Saturday 27 November 2010

12 Months On

I’m sat here on my bed reflecting on the past year. For you people that have been reading my blogs for a while in there various locations will remember last December wasn’t a great month for me. It’s kind of nice to see sit here realize how much I’ve grown as a person in the past 12 months.

I’m almost thankful for the trauma I received last year; I wouldn’t be nearly as strong if it wasn’t for him. I’m not the same person I was back then. My views have changed, my attitude is different and my opinions of people are very different.

I’m sure all the changes haven’t been for the best, I’m more dismissive towards guys then every before.
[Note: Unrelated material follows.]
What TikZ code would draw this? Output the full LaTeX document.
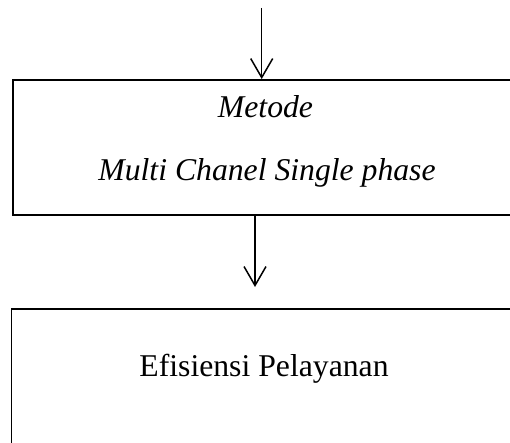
\documentclass[tikz,border=0pt]{standalone}
\usepackage{fontspec}
\setmainfont{Liberation Serif}
\usetikzlibrary{arrows.meta}

\tikzset{
  box/.style={draw, line width=1.9pt, inner sep=0pt, minimum width=#1},
  label/.style={anchor=base, inner sep=0pt, font=\fontsize{31.7}{38}\selectfont},
  flow/.style={line width=1.5pt, -{Straight Barb[length=19pt,width=22pt,line width=1.5pt]}}
}

\begin{document}
\begin{tikzpicture}[x=1pt, y=-1pt]
  \useasboundingbox (0,0) rectangle (510,443);
  \clip (0,0) rectangle (510,443);

  % method box and its two italic lines
  \node[box=504pt, minimum height=135pt] (metode) at (265,147.5) {};
  \node[label] (t1) at (265.5,118) {\itshape Metode};
  \node[label] (t2) at (267,181) {\itshape Multi Chanel Single phase};

  % result box (continues past the lower edge)
  \node[box=505pt, minimum height=160pt] (hasil) at (264,389) {};
  \node[label] (t3) at (264,376) {Efisiensi Pelayanan};

  % connectors
  \coordinate (in) at (261.7,8);
  \coordinate (mid) at (255,287);
  \draw[flow] (in) -- (in |- metode.north);
  \draw[flow] (metode.south -| mid) -- (mid);
\end{tikzpicture}
\end{document}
I actually used the line “I wouldn’t go out with you unless I ran out of material for my blog”. I’m not sure a year ago I would have been the mean towards a stranger. Personally I blame it on “strange danger” PSA’s growing up.
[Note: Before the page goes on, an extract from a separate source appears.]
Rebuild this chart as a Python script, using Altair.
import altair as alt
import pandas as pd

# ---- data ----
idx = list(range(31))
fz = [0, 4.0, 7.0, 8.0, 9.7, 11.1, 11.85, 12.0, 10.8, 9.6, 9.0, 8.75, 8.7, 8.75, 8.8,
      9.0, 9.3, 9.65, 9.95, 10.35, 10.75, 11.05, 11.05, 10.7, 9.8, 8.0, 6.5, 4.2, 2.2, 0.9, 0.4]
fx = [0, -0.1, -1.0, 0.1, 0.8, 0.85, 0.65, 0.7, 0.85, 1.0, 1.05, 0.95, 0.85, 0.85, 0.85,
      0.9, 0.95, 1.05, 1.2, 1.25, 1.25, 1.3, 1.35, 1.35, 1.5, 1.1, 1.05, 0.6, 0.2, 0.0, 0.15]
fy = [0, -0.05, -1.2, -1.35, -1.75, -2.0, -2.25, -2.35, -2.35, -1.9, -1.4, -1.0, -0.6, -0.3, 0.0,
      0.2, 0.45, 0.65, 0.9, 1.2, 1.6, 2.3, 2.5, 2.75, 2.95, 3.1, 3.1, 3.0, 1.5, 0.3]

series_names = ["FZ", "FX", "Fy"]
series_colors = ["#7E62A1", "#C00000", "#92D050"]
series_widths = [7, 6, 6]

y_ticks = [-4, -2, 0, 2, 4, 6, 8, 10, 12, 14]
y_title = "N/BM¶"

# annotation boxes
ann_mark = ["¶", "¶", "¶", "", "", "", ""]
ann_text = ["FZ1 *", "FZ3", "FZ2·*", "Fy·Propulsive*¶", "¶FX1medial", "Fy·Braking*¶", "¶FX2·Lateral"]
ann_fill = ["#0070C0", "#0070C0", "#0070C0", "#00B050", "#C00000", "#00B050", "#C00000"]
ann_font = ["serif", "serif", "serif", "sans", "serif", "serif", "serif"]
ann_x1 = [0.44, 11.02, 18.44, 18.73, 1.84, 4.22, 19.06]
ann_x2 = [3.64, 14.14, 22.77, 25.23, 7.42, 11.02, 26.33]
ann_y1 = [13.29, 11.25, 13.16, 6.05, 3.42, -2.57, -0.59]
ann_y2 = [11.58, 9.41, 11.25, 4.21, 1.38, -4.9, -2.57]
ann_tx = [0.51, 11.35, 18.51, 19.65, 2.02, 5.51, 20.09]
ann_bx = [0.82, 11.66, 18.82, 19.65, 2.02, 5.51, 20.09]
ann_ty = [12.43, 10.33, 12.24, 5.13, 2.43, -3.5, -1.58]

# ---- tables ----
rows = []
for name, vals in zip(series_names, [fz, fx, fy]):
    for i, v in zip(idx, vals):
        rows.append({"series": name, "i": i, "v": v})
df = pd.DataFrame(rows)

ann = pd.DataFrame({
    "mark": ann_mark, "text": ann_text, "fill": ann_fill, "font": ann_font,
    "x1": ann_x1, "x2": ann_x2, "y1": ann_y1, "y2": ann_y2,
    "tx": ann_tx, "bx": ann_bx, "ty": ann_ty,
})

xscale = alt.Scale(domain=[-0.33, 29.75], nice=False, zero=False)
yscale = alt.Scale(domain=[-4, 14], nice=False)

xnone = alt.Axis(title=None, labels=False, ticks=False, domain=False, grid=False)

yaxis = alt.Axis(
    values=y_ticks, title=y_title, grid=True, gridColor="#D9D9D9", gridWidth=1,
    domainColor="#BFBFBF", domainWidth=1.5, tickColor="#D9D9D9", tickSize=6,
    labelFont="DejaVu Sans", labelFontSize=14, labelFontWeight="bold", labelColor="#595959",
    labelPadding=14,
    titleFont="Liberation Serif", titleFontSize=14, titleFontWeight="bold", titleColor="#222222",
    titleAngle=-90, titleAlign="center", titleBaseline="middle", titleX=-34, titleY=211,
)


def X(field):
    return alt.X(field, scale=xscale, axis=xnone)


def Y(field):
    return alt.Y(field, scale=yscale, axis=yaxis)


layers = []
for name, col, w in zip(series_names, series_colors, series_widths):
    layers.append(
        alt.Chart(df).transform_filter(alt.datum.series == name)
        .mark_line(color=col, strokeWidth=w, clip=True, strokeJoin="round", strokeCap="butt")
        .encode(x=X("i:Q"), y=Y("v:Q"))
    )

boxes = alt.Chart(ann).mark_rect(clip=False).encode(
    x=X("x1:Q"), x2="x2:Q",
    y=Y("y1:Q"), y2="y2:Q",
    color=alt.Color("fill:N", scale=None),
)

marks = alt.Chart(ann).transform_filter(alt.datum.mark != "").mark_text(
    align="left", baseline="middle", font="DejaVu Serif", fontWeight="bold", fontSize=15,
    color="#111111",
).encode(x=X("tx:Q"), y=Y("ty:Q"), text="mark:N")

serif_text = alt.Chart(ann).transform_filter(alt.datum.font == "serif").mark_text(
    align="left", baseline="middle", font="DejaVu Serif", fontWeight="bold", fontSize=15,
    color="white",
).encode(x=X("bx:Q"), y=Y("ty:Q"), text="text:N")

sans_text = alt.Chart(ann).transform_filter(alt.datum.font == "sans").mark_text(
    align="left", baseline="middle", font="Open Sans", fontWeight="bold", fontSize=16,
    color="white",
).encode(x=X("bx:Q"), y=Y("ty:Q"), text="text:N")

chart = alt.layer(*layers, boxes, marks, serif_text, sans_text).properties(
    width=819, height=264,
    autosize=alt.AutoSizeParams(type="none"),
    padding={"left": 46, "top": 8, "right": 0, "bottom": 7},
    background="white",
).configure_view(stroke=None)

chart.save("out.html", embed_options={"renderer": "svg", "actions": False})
I don’t see any of my changes as a bad thing. I’m smarter when it comes to men, I’m stronger in the way I handle them and I’m normally able to weed out the freaks before the first date. I’m also a lot pickier and less flexible in changing my requirements. If you don’t tick all the boxes, I’m not dating you. It’s as simple as that.

It was joked that last December I was weakened, the same can’t be said this year. I’m back to being a strong willed Bitch and you know what? I love it! It’s nice having the power back. I guess the song is right; it’s never to late too start all over again.

I’m off to watch some HNIC. Fingers crossed the Leafs can win this round of the battle of Ontario.